Tuesday, 14 May 2019

Centre for 21st Century Humanities and Centre for History of Violence member and historian Dr Kate Ariotti has published a co-authored journal article with Dr Aaron Pegram of the Australian War Memorial, titled Australian POWs of the First World War: responding to the challenges of captivity and return in the History Australia journal.

Dr Ariotti’s research brings into focus the experiences of Australian prisoners of war during the First World War. This article explores some of the challenges the prisoners of war (POWs) faced both during and after the war, and how they responded to these challenges.

Just over 4000 Australian servicemen were taken prisoner by Ottoman and German forces during the First World War.

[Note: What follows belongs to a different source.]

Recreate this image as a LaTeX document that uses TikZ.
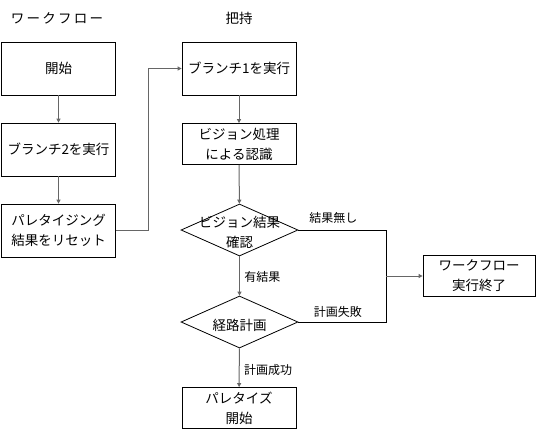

Dr Ariotti says their distinctive stories are rarely considered in Australian histories and memories of the war and that capture was seen as a failure of Australian martial masculinity.

“The Australians of the First AIF prided themselves on their supposedly innate soldiering qualities, especially their bravery and inner fortitude; characteristics that were reflected in the 'bushman' ethos of the time. Being taken prisoner or surrendering (even though many men that were captured were badly wounded or even unconscious at the time) was seen as 'giving up' and was therefore shameful,” Dr Ariotti observed.

“Captivity itself was (wrongly) associated with passivity and powerlessness. So the whole situation of being taken prisoner and then held captive sat awkwardly against the triumphalist celebration of Australian soldiering capabilities, particularly in the aftermath of the war.”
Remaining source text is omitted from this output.